Of more importance with Vega, and doubly so for Vega 20, is the fact that Vega supports the infinity fabric so that’s a bit more coherent way of interfacing any new dual GPU Dies on a single PCIe card variant than was done the old way via a PCIe interface across that single PCIe card as was done on the old Radeon Pro Duo at that time. So Vega with the Infinity fabric sorts of presages what AMD’s Navi will do with more of some Smaller Navi Modular/Scalable GPU dies when that arrives. That Infinity Fabric is already in place for Vega so AMD could very well create a larger logical GPU out of 2 Vega 20 dies on a 7nm process node and really have plenty more DP/SP FP flops compared to even Nvidia’s Volta. And Vega(Current and on Vega 20) supports Rapid Packed 16 bit math whereby 2 FP 16 calculations are loaded into one 32 bit Vega FP unit so that’s a vary large amount of FP 16 Tflops right there with Vega 10 and even more for any Dual die on a single PCIe card Vega 20 variant if AMD so chooses.

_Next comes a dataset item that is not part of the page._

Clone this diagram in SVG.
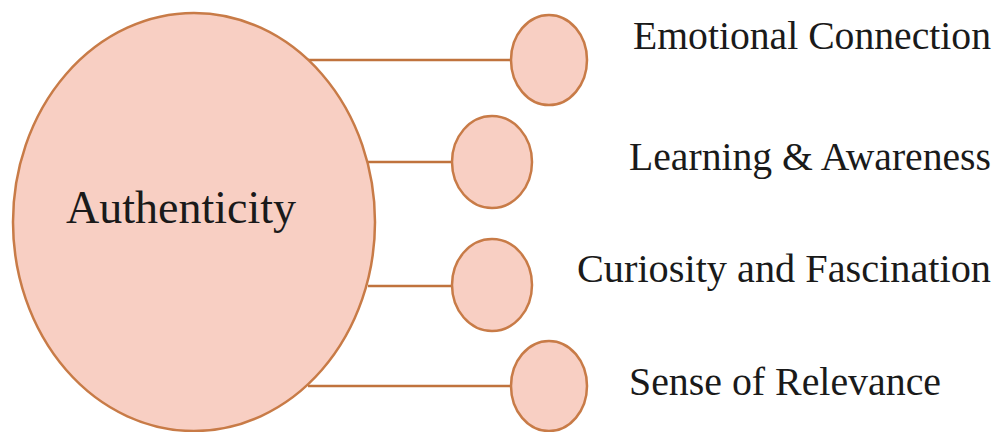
<svg xmlns="http://www.w3.org/2000/svg" width="1007" height="432" viewBox="0 0 1007 432">
<style>
.node{fill:#F8CFC3;stroke:#C87B47;stroke-width:2.5}
.conn{stroke:#C0733D;stroke-width:2.5;fill:none}
.lbl{font-family:"Liberation Serif","Times New Roman",serif;fill:#1a1a1a}
</style>
<rect width="1007" height="432" fill="#ffffff"/>
<g id="connectors">
<line class="conn" x1="308" y1="60" x2="511" y2="60"/>
<line class="conn" x1="368" y1="162" x2="453" y2="162"/>
<line class="conn" x1="368" y1="286" x2="453" y2="286"/>
<line class="conn" x1="308" y1="386" x2="511" y2="386"/>
</g>
<g id="authenticity">
<ellipse class="node" cx="194" cy="222" rx="181" ry="209"/>
<text class="lbl" x="66" y="223" font-size="46" textLength="230" lengthAdjust="spacingAndGlyphs">Authenticity</text>
</g>
<g id="emotional">
<ellipse class="node" cx="549" cy="60" rx="38" ry="45"/>
<text class="lbl" x="633" y="49" font-size="40" textLength="358" lengthAdjust="spacingAndGlyphs">Emotional Connection</text>
</g>
<g id="learning">
<ellipse class="node" cx="492" cy="162" rx="40" ry="46"/>
<text class="lbl" x="629" y="170" font-size="40" textLength="362" lengthAdjust="spacingAndGlyphs">Learning &amp; Awareness</text>
</g>
<g id="curiosity">
<ellipse class="node" cx="492" cy="285" rx="40" ry="46"/>
<text class="lbl" x="577" y="282" font-size="40" textLength="414" lengthAdjust="spacingAndGlyphs">Curiosity and Fascination</text>
</g>
<g id="relevance">
<ellipse class="node" cx="549" cy="386" rx="38" ry="45"/>
<text class="lbl" x="629" y="395" font-size="40" textLength="312" lengthAdjust="spacingAndGlyphs">Sense of Relevance</text>
</g>
</svg>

Currently it takes 80 Vega 10 base die based Radeon Instinct MI25s and 20, 32 core Epyc CPUs/MBs to provide a complete Projects 47 Petaflop(32 bit) compute/Inference cabinet. Also Vega 20 is going to have a 1/2 DP FP to SP FP ratio compared to Vega 10’s 1/32 DP FP to SP FP ratio. So Vega 20 will be the Go To for any future Epyc/Radeon Supercomputer potential customers that nay need all the DP FP that can be squeezed into a cabinet.
Right, Epyc doing production workloads requires placing GPU and all other acceleration and co-processing control on the system to subsystem bus and not intentionally on the CPU private / back side bus.

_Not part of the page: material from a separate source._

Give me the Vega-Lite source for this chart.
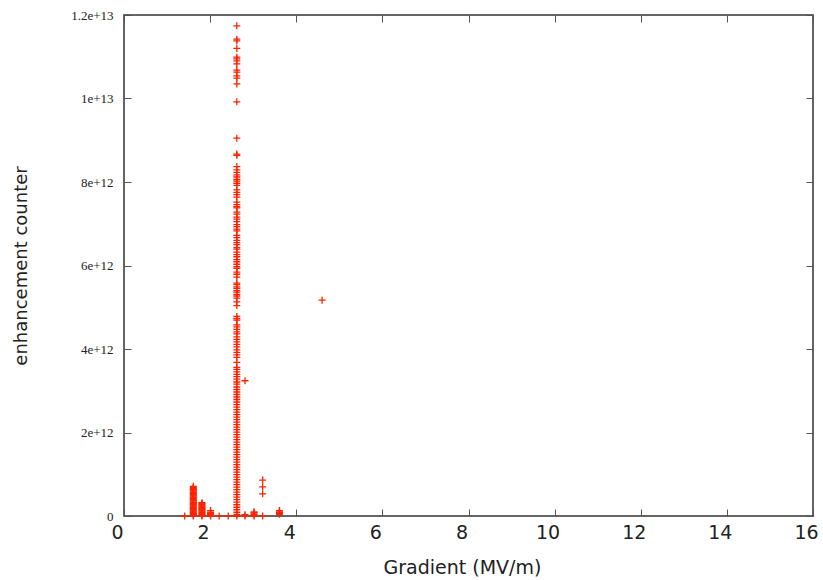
{
  "$schema": "https://vega.github.io/schema/vega-lite/v6.json",
  "width": 689,
  "height": 501,
  "autosize": "none",
  "padding": {"left": 124, "top": 15, "right": 10, "bottom": 64},
  "background": "white",
  "config": {"view": {"stroke": "#333", "strokeWidth": 1.5}},
  "data": {"values": [
    {"gradient": 2.62, "counter": 11.74e12}, {"gradient": 2.62, "counter": 11.42e12}, {"gradient": 2.62, "counter": 11.38e12}, {"gradient": 2.62, "counter": 11.2e12},
    {"gradient": 2.62, "counter": 10.99e12}, {"gradient": 2.62, "counter": 10.95e12}, {"gradient": 2.62, "counter": 10.9e12}, {"gradient": 2.62, "counter": 10.83e12},
    {"gradient": 2.62, "counter": 10.68e12}, {"gradient": 2.62, "counter": 10.63e12}, {"gradient": 2.62, "counter": 10.54e12}, {"gradient": 2.62, "counter": 10.49e12},
    {"gradient": 2.62, "counter": 10.35e12}, {"gradient": 2.62, "counter": 9.92e12}, {"gradient": 2.62, "counter": 9.05e12}, {"gradient": 2.62, "counter": 8.67e12},
    {"gradient": 2.62, "counter": 8.64e12}, {"gradient": 2.62, "counter": 8.37e12}, {"gradient": 2.62, "counter": 8.29e12}, {"gradient": 2.62, "counter": 8.23e12},
    {"gradient": 2.62, "counter": 8.17e12}, {"gradient": 2.62, "counter": 8.12e12}, {"gradient": 2.62, "counter": 8.06e12}, {"gradient": 2.62, "counter": 8.02e12},
    {"gradient": 2.62, "counter": 7.97e12}, {"gradient": 2.62, "counter": 7.92e12}, {"gradient": 2.62, "counter": 7.81e12}, {"gradient": 2.62, "counter": 7.75e12},
    {"gradient": 2.62, "counter": 7.7e12}, {"gradient": 2.62, "counter": 7.64e12}, {"gradient": 2.62, "counter": 7.52e12}, {"gradient": 2.62, "counter": 7.46e12},
    {"gradient": 2.62, "counter": 7.41e12}, {"gradient": 2.62, "counter": 7.38e12}, {"gradient": 2.62, "counter": 7.28e12}, {"gradient": 2.62, "counter": 7.23e12},
    {"gradient": 2.62, "counter": 7.16e12}, {"gradient": 2.62, "counter": 7.11e12}, {"gradient": 2.62, "counter": 7.05e12}, {"gradient": 2.62, "counter": 6.98e12},
    {"gradient": 2.62, "counter": 6.93e12}, {"gradient": 2.62, "counter": 6.87e12}, {"gradient": 2.62, "counter": 6.83e12}, {"gradient": 2.62, "counter": 6.72e12},
    {"gradient": 2.62, "counter": 6.67e12}, {"gradient": 2.62, "counter": 6.6e12}, {"gradient": 2.62, "counter": 6.55e12}, {"gradient": 2.62, "counter": 6.5e12},
    {"gradient": 2.62, "counter": 6.43e12}, {"gradient": 2.62, "counter": 6.39e12}, {"gradient": 2.62, "counter": 6.32e12}, {"gradient": 2.62, "counter": 6.26e12},
    {"gradient": 2.62, "counter": 6.21e12}, {"gradient": 2.62, "counter": 6.14e12}, {"gradient": 2.62, "counter": 6.09e12}, {"gradient": 2.62, "counter": 6.03e12},
    {"gradient": 2.62, "counter": 5.97e12}, {"gradient": 2.62, "counter": 5.93e12}, {"gradient": 2.62, "counter": 5.84e12}, {"gradient": 2.62, "counter": 5.79e12},
    {"gradient": 2.62, "counter": 5.72e12}, {"gradient": 2.62, "counter": 5.58e12}, {"gradient": 2.62, "counter": 5.54e12}, {"gradient": 2.62, "counter": 5.49e12},
    {"gradient": 2.62, "counter": 5.45e12}, {"gradient": 2.62, "counter": 5.4e12}, {"gradient": 2.62, "counter": 5.36e12}, {"gradient": 2.62, "counter": 5.31e12},
    {"gradient": 2.62, "counter": 5.27e12}, {"gradient": 2.62, "counter": 5.22e12}, {"gradient": 2.62, "counter": 5.13e12}, {"gradient": 2.62, "counter": 5.04e12},
    {"gradient": 2.62, "counter": 4.78e12}, {"gradient": 2.62, "counter": 4.73e12}, {"gradient": 2.62, "counter": 4.69e12}, {"gradient": 2.62, "counter": 4.58e12},
    {"gradient": 2.62, "counter": 4.53e12}, {"gradient": 2.62, "counter": 4.47e12}, {"gradient": 2.62, "counter": 4.41e12}, {"gradient": 2.62, "counter": 4.36e12},
    {"gradient": 2.62, "counter": 4.29e12}, {"gradient": 2.62, "counter": 4.23e12}, {"gradient": 2.62, "counter": 4.17e12}, {"gradient": 2.62, "counter": 4.11e12},
    {"gradient": 2.62, "counter": 4.05e12}, {"gradient": 2.62, "counter": 3.98e12}, {"gradient": 2.62, "counter": 3.92e12}, {"gradient": 2.62, "counter": 3.86e12},
    {"gradient": 2.62, "counter": 3.8e12}, {"gradient": 2.62, "counter": 3.68e12}, {"gradient": 2.62, "counter": 3.56e12}, {"gradient": 2.62, "counter": 3.51e12},
    {"gradient": 2.62, "counter": 3.45e12}, {"gradient": 2.62, "counter": 3.39e12}, {"gradient": 2.62, "counter": 3.34e12}, {"gradient": 2.62, "counter": 3.28e12},
    {"gradient": 2.62, "counter": 3.21e12}, {"gradient": 2.62, "counter": 3.16e12}, {"gradient": 2.62, "counter": 3.09e12}, {"gradient": 2.62, "counter": 3.03e12},
    {"gradient": 2.62, "counter": 2.97e12}, {"gradient": 2.62, "counter": 2.91e12}, {"gradient": 2.62, "counter": 2.85e12}, {"gradient": 2.62, "counter": 2.79e12},
    {"gradient": 2.62, "counter": 2.73e12}, {"gradient": 2.62, "counter": 2.67e12}, {"gradient": 2.62, "counter": 2.61e12}, {"gradient": 2.62, "counter": 2.55e12},
    {"gradient": 2.62, "counter": 2.49e12}, {"gradient": 2.62, "counter": 2.43e12}, {"gradient": 2.62, "counter": 2.37e12}, {"gradient": 2.62, "counter": 2.31e12},
    {"gradient": 2.62, "counter": 2.25e12}, {"gradient": 2.62, "counter": 2.19e12}, {"gradient": 2.62, "counter": 2.13e12}, {"gradient": 2.62, "counter": 2.07e12},
    {"gradient": 2.62, "counter": 2.01e12}, {"gradient": 2.62, "counter": 1.95e12}, {"gradient": 2.62, "counter": 1.89e12}, {"gradient": 2.62, "counter": 1.83e12},
    {"gradient": 2.62, "counter": 1.77e12}, {"gradient": 2.62, "counter": 1.71e12}, {"gradient": 2.62, "counter": 1.65e12}, {"gradient": 2.62, "counter": 1.59e12},
    {"gradient": 2.62, "counter": 1.53e12}, {"gradient": 2.62, "counter": 1.47e12}, {"gradient": 2.62, "counter": 1.41e12}, {"gradient": 2.62, "counter": 1.35e12},
    {"gradient": 2.62, "counter": 1.29e12}, {"gradient": 2.62, "counter": 1.23e12}, {"gradient": 2.62, "counter": 1.17e12}, {"gradient": 2.62, "counter": 1.11e12},
    {"gradient": 2.62, "counter": 1.05e12}, {"gradient": 2.62, "counter": 0.99e12}, {"gradient": 2.62, "counter": 0.93e12}, {"gradient": 2.62, "counter": 0.87e12},
    {"gradient": 2.62, "counter": 0.81e12}, {"gradient": 2.62, "counter": 0.75e12}, {"gradient": 2.62, "counter": 0.69e12}, {"gradient": 2.62, "counter": 0.63e12},
    {"gradient": 2.62, "counter": 0.57e12}, {"gradient": 2.62, "counter": 0.51e12}, {"gradient": 2.62, "counter": 0.45e12}, {"gradient": 2.62, "counter": 0.39e12},
    {"gradient": 2.62, "counter": 0.33e12}, {"gradient": 2.62, "counter": 0.27e12}, {"gradient": 2.62, "counter": 0.21e12}, {"gradient": 2.62, "counter": 0.15e12},
    {"gradient": 2.62, "counter": 0.09e12}, {"gradient": 2.62, "counter": 0.04e12}, {"gradient": 2.62, "counter": 0},
    {"gradient": 1.61, "counter": 0}, {"gradient": 1.61, "counter": 0.02e12}, {"gradient": 1.61, "counter": 0.04e12}, {"gradient": 1.61, "counter": 0.06e12}, {"gradient": 1.61, "counter": 0.08e12}, {"gradient": 1.61, "counter": 0.1e12}, {"gradient": 1.61, "counter": 0.12e12},
    {"gradient": 1.61, "counter": 0.14e12}, {"gradient": 1.61, "counter": 0.16e12}, {"gradient": 1.61, "counter": 0.18e12}, {"gradient": 1.61, "counter": 0.2e12}, {"gradient": 1.61, "counter": 0.22e12}, {"gradient": 1.61, "counter": 0.24e12}, {"gradient": 1.61, "counter": 0.26e12}, {"gradient": 1.61, "counter": 0.28e12},
    {"gradient": 1.61, "counter": 0.3e12}, {"gradient": 1.61, "counter": 0.32e12}, {"gradient": 1.61, "counter": 0.34e12}, {"gradient": 1.61, "counter": 0.36e12}, {"gradient": 1.61, "counter": 0.38e12}, {"gradient": 1.61, "counter": 0.4e12}, {"gradient": 1.61, "counter": 0.42e12}, {"gradient": 1.61, "counter": 0.44e12},
    {"gradient": 1.61, "counter": 0.46e12}, {"gradient": 1.61, "counter": 0.48e12}, {"gradient": 1.61, "counter": 0.5e12}, {"gradient": 1.61, "counter": 0.52e12}, {"gradient": 1.61, "counter": 0.54e12}, {"gradient": 1.61, "counter": 0.56e12}, {"gradient": 1.61, "counter": 0.58e12}, {"gradient": 1.61, "counter": 0.6e12},
    {"gradient": 1.61, "counter": 0.62e12}, {"gradient": 1.61, "counter": 0.64e12}, {"gradient": 1.61, "counter": 0.66e12}, {"gradient": 1.61, "counter": 0.68e12}, {"gradient": 1.61, "counter": 0.71e12},
    {"gradient": 1.81, "counter": 0}, {"gradient": 1.81, "counter": 0.02e12}, {"gradient": 1.81, "counter": 0.04e12}, {"gradient": 1.81, "counter": 0.06e12}, {"gradient": 1.81, "counter": 0.08e12}, {"gradient": 1.81, "counter": 0.1e12}, {"gradient": 1.81, "counter": 0.12e12},
    {"gradient": 1.81, "counter": 0.14e12}, {"gradient": 1.81, "counter": 0.16e12}, {"gradient": 1.81, "counter": 0.18e12}, {"gradient": 1.81, "counter": 0.2e12}, {"gradient": 1.81, "counter": 0.22e12}, {"gradient": 1.81, "counter": 0.24e12}, {"gradient": 1.81, "counter": 0.26e12}, {"gradient": 1.81, "counter": 0.28e12},
    {"gradient": 1.81, "counter": 0.3e12}, {"gradient": 1.81, "counter": 0.32e12},
    {"gradient": 2.01, "counter": 0}, {"gradient": 2.01, "counter": 0.03e12}, {"gradient": 2.01, "counter": 0.05e12}, {"gradient": 2.01, "counter": 0.07e12}, {"gradient": 2.01, "counter": 0.09e12}, {"gradient": 2.01, "counter": 0.13e12},
    {"gradient": 1.41, "counter": 0},
    {"gradient": 2.21, "counter": 0},
    {"gradient": 2.42, "counter": 0},
    {"gradient": 2.81, "counter": 0}, {"gradient": 2.81, "counter": 0.03e12}, {"gradient": 2.81, "counter": 3.24e12},
    {"gradient": 3.02, "counter": 0}, {"gradient": 3.02, "counter": 0.03e12}, {"gradient": 3.02, "counter": 0.05e12}, {"gradient": 3.02, "counter": 0.08e12}, {"gradient": 3.02, "counter": 0.1e12},
    {"gradient": 3.22, "counter": 0}, {"gradient": 3.22, "counter": 0.53e12}, {"gradient": 3.22, "counter": 0.7e12}, {"gradient": 3.22, "counter": 0.86e12},
    {"gradient": 3.61, "counter": 0.04e12}, {"gradient": 3.61, "counter": 0.06e12}, {"gradient": 3.61, "counter": 0.08e12}, {"gradient": 3.61, "counter": 0.1e12}, {"gradient": 3.61, "counter": 0.13e12},
    {"gradient": 4.6, "counter": 5.17e12}
  ]},
  "layer": [
    {
      "mark": {"type": "point", "shape": "M-1,0H1M0,-1V1", "filled": false, "fill": null, "stroke": "#ff2200", "strokeWidth": 1.3, "size": 49, "opacity": 1},
      "encoding": {
        "x": {"field": "gradient", "type": "quantitative",
          "scale": {"domain": [0, 16], "nice": false, "zero": false},
          "axis": {"orient": "bottom", "values": [0, 2, 4, 6, 8, 10, 12, 14, 16], "format": "d", "grid": false, "domain": false,
            "tickSize": -7, "tickColor": "#555", "tickWidth": 1, "labelFlush": false, "labelOverlap": false,
            "labelFont": "DejaVu Sans", "labelFontSize": 19, "labelColor": "#222", "labelOffset": -7, "labelPadding": 14,
            "title": "Gradient (MV/m)", "titleFont": "DejaVu Sans", "titleFontSize": 19, "titleFontWeight": "normal", "titleColor": "#222", "titlePadding": 16, "titleX": 338}},
        "y": {"field": "counter", "type": "quantitative",
          "scale": {"domain": [0, 1.2e13], "nice": false},
          "axis": {"orient": "left", "values": [0, 2e12, 4e12, 6e12, 8e12, 1e13, 1.2e13], "labelExpr": "datum.value == 0 ? '0' : format(datum.value, '~e')",
            "grid": false, "domain": false, "tickSize": -7, "tickColor": "#555", "tickWidth": 1, "labelFlush": false, "labelOverlap": false,
            "labelFont": "Liberation Serif", "labelFontSize": 13, "labelColor": "#222", "labelPadding": 18,
            "title": "enhancement counter", "titleFont": "DejaVu Sans", "titleFontSize": 18, "titleFontWeight": "normal", "titleColor": "#222", "titlePadding": 40}}
      }
    },
    {
      "mark": {"type": "point", "opacity": 0},
      "encoding": {
        "x": {"field": "gradient", "type": "quantitative",
          "scale": {"domain": [0, 16], "nice": false, "zero": false},
          "axis": {"orient": "top", "values": [0, 2, 4, 6, 8, 10, 12, 14, 16], "labels": false, "title": null, "grid": false, "domain": false,
            "tickSize": -7, "tickColor": "#555", "tickWidth": 1}},
        "y": {"field": "counter", "type": "quantitative",
          "scale": {"domain": [0, 1.2e13], "nice": false},
          "axis": {"orient": "right", "values": [0, 2e12, 4e12, 6e12, 8e12, 1e13, 1.2e13], "labels": false, "title": null, "grid": false, "domain": false,
            "tickSize": -7, "tickColor": "#555", "tickWidth": 1}}
      }
    }
  ],
  "resolve": {"axis": {"x": "independent", "y": "independent"}}
}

Making money in hardware . . .
I will again champion Intel opening up all back in time processor system bus (pre-1151, 2011x) to every independent core logic/hub design producer enabling all back in time processor salvage that is not technically obsolete control/data processing plane renewed CPU subsystem features and utilities.
Accelerated patterning so rapidly through process node regimes, benefiting processor alone, and Intel alone, not missed but neglected all the associated co-processing, acceleration, sub system build opportunities . . . for generations of previous central processing units extending to some system on chip.
There is nothing obsolete about Sandy, Ivy and Haswell generation quad mobile / desktop in particular, running consumer and embedded systems, Xeon renewed for applications that do not require state of the art commercial utilities.
This is called social welfare value.